The application works similarly to ble_app_hrs_freertos, using the BLE HRS Profile. When not using BLE, nRF52840 SoC acts as a Thread CoAP Server controlling LED3 and LED4.
Setup
You can find the source code and the makefile in the following folder: <InstallFolder>\examples\multiprotocol\ble_thread\ble_thread_dyn_hrs_coap_srv_freertos
LED assignments
The example uses LED assignments as described in Thread BSP LED and button reference for the following LEDs:
- LED1 – Used to indicate the network connection state.
The following LEDs reserved for user application purposes are assigned in this example:
- LED3 and LED4 – Used to indicate the board state.
- LED3 blinking and LED4 off - Pairing enabled.
- LED3 and LED4 blinking asynchronously - Light resource state is on.
- LED3 and LED4 off - Light resource state is off.
Button assignments
The following buttons are assigned in this example on the server:
- Button 4 – Enable pairing for 5 seconds.
The following buttons are assigned in this example on the client:
- Button 1 – Control blinking of LED3 and LED4 on the server, after pairing.

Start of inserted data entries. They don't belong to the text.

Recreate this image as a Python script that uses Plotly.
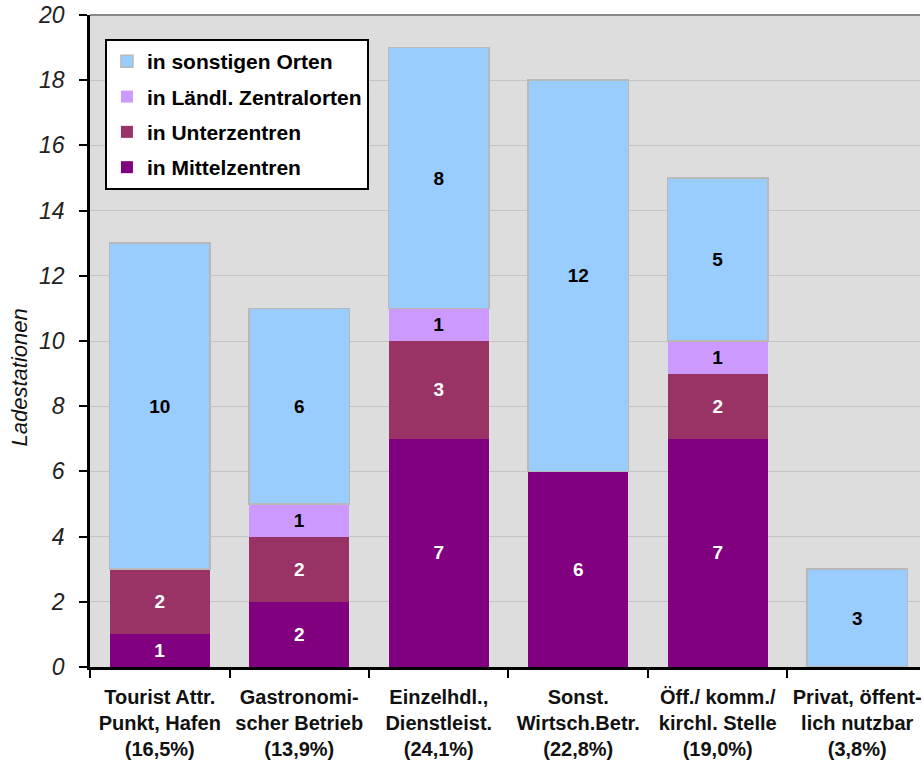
import plotly.graph_objects as go

categories = [
    "Tourist Attr.<br>Punkt, Hafen<br>(16,5%)",
    "Gastronomi-<br>scher Betrieb<br>(13,9%)",
    "Einzelhdl.,<br>Dienstleist.<br>(24,1%)",
    "Sonst.<br>Wirtsch.Betr.<br>(22,8%)",
    "Öff./ komm./<br>kirchl. Stelle<br>(19,0%)",
    "Privat, öffent-<br>lich nutzbar<br>(3,8%)",
]
mittelzentren = [1, 2, 7, 6, 7, 0]
unterzentren = [2, 2, 3, 0, 2, 0]
laendl_zentralorte = [0, 1, 1, 0, 1, 0]
sonstige_orte = [10, 6, 8, 12, 5, 3]

series = [
    ("in Mittelzentren", mittelzentren, "#800080", "white"),
    ("in Unterzentren", unterzentren, "#993366", "white"),
    ("in Ländl. Zentralorten", laendl_zentralorte, "#CC99FF", "black"),
    ("in sonstigen Orten", sonstige_orte, "#99CCFF", "black"),
]

FONT = "Liberation Sans Narrow, Arial Narrow, Liberation Sans, Arial, sans-serif"

fig = go.Figure()
for i, (name, vals, color, tcolor) in enumerate(series):
    fig.add_trace(go.Bar(
        x=categories,
        y=vals,
        name=name,
        legendgroup=name,
        legendrank=1000 - i,
        marker=dict(color=color, line=dict(color="#B8B8B8", width=1.5 if i == 3 else 0)),
        text=[str(v) if v else "" for v in vals],
        textposition="inside",
        insidetextanchor="middle",
        textangle=0,
        constraintext="none",
        textfont=dict(family=FONT, size=19, color=tcolor, weight="bold"),
        hoverinfo="skip",
    ))

fig.update_layout(
    width=922, height=765,
    barmode="stack",
    bargap=0.28,
    plot_bgcolor="#DDDDDD",
    paper_bgcolor="white",
    margin=dict(l=90, r=0, t=15, b=98),
    showlegend=True,
    legend=dict(
        x=0.018, y=0.963, xanchor="left", yanchor="top",
        traceorder="grouped", tracegroupgap=5,
        bgcolor="white", bordercolor="black", borderwidth=2,
        font=dict(family=FONT, size=21, color="black", weight="bold"),
    ),
    xaxis=dict(
        range=[-0.5, 5.45],
        showline=True, linecolor="black", linewidth=2.5,
        ticks="outside", tickson="boundaries", ticklen=8, tickwidth=2, tickcolor="black",
        ticklabelstandoff=10,
        tickfont=dict(family=FONT, size=20, color="#111111", weight="bold"),
        showgrid=False,
    ),
    yaxis=dict(
        range=[0, 20], dtick=2,
        showline=True, linecolor="black", linewidth=2.5,
        ticks="outside", ticklen=8, tickwidth=2, tickcolor="black",
        ticklabelstandoff=10,
        tickfont=dict(family="Liberation Sans, Arial, sans-serif", size=23, color="#222222", style="italic"),
        showgrid=True, gridcolor="#C4C4C4", gridwidth=1,
        zeroline=False,
    ),
    annotations=[dict(
        text="Ladestationen", textangle=-90,
        xref="paper", yref="paper",
        x=-0.085, y=(667 - 377) / 652, xanchor="center", yanchor="middle",
        showarrow=False,
        font=dict(family="Liberation Sans, Arial, sans-serif", size=22, color="#111111", style="italic"),
    )],
    shapes=[dict(type="line", xref="paper", yref="paper", x0=0, x1=1, y0=1, y1=1,
                 line=dict(color="#888888", width=2))],
)

fig.write_html("out.html")
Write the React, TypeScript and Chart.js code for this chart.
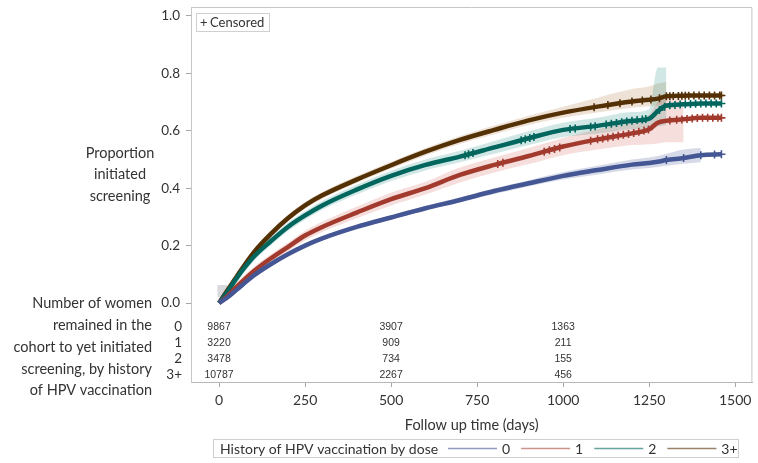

- Button 2 – Control blinking of LED3 and LED4 on the client.
- Button 4 – Pair the client with the server.
Testing
- Prepare two nRF52840 Preview Development Kits and an Android smartphone (you can also use an iOS smartphone).
- On the smartphone, install nRF Toolbox for BLE.
- Run the following commands to flash the
simple_coap_client example on one of the boards: $ cd <InstallFolder>/examples/thread/simple_coap_client/hex
$ nrfjprog -f nrf52 -r --program nrf52840_xxaa_pca10056.hex --chiperase
- Switch the board. This board becomes the CoAP Client node. LED1 starts blinking and then turns solid to indicate that the board is connected to a Thread network.
- Build the example according to the instructions in Building examples.
- Flash SoftDevice and the example according to the instructions in Running examples on the second board.
- Switch the second board. This board becomes the server node. LED1 starts blinking.
- Open nRF Toolbox and tap HRM.
- Tap CONNECT and select Thread_HRS. You can now see data sent by the HRS example.
- Observe that LED1 on the server node is solid, which indicates that BLE connection has been established.
- You can control blinking of LED3 and LED4 on the node by pressing Button 2 on the CoAP Client node.
- Pair a client with a server:
- Press Button 4 on the server node to enable pairing.
- Press Button 4 on any client node to pair the two nodes.
You can now control the blinking of LED3 and LED4 on this server node by pressing Button 1 on the client node.